What the task asks = Transcribe the full listing below exactly.

Records for processing =
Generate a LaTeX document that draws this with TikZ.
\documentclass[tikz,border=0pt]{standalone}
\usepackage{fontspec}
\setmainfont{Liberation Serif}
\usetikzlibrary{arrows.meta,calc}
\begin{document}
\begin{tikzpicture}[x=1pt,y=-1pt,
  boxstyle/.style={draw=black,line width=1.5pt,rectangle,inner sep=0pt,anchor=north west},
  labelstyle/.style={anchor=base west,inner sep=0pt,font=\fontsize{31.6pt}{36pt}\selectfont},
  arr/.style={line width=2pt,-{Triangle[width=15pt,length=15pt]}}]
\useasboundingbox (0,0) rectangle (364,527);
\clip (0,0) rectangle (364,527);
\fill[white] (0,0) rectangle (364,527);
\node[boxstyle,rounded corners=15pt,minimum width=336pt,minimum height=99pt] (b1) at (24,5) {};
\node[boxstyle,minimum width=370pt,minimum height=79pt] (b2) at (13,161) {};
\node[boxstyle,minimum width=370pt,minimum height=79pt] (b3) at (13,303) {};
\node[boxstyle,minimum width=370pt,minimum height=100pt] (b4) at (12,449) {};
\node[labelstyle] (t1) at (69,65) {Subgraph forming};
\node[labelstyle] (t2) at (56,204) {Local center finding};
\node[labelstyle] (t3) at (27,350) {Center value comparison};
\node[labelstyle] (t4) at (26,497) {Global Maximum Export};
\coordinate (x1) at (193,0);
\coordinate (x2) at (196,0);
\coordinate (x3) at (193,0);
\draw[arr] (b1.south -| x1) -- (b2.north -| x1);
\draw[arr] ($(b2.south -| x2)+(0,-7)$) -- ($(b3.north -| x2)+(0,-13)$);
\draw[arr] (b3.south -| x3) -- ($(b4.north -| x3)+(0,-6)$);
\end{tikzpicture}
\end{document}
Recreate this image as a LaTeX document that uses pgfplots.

Final result =
Generate a LaTeX document that draws this with TikZ.
\documentclass[tikz,border=0pt]{standalone}
\usepackage{fontspec}
\setmainfont{Liberation Serif}
\usetikzlibrary{arrows.meta,calc}
\begin{document}
\begin{tikzpicture}[x=1pt,y=-1pt,
  boxstyle/.style={draw=black,line width=1.5pt,rectangle,inner sep=0pt,anchor=north west},
  labelstyle/.style={anchor=base west,inner sep=0pt,font=\fontsize{31.6pt}{36pt}\selectfont},
  arr/.style={line width=2pt,-{Triangle[width=15pt,length=15pt]}}]
\useasboundingbox (0,0) rectangle (364,527);
\clip (0,0) rectangle (364,527);
\fill[white] (0,0) rectangle (364,527);
\node[boxstyle,rounded corners=15pt,minimum width=336pt,minimum height=99pt] (b1) at (24,5) {};
\node[boxstyle,minimum width=370pt,minimum height=79pt] (b2) at (13,161) {};
\node[boxstyle,minimum width=370pt,minimum height=79pt] (b3) at (13,303) {};
\node[boxstyle,minimum width=370pt,minimum height=100pt] (b4) at (12,449) {};
\node[labelstyle] (t1) at (69,65) {Subgraph forming};
\node[labelstyle] (t2) at (56,204) {Local center finding};
\node[labelstyle] (t3) at (27,350) {Center value comparison};
\node[labelstyle] (t4) at (26,497) {Global Maximum Export};
\coordinate (x1) at (193,0);
\coordinate (x2) at (196,0);
\coordinate (x3) at (193,0);
\draw[arr] (b1.south -| x1) -- (b2.north -| x1);
\draw[arr] ($(b2.south -| x2)+(0,-7)$) -- ($(b3.north -| x2)+(0,-13)$);
\draw[arr] (b3.south -| x3) -- ($(b4.north -| x3)+(0,-6)$);
\end{tikzpicture}
\end{document}
Recreate this image as a LaTeX document that uses pgfplots.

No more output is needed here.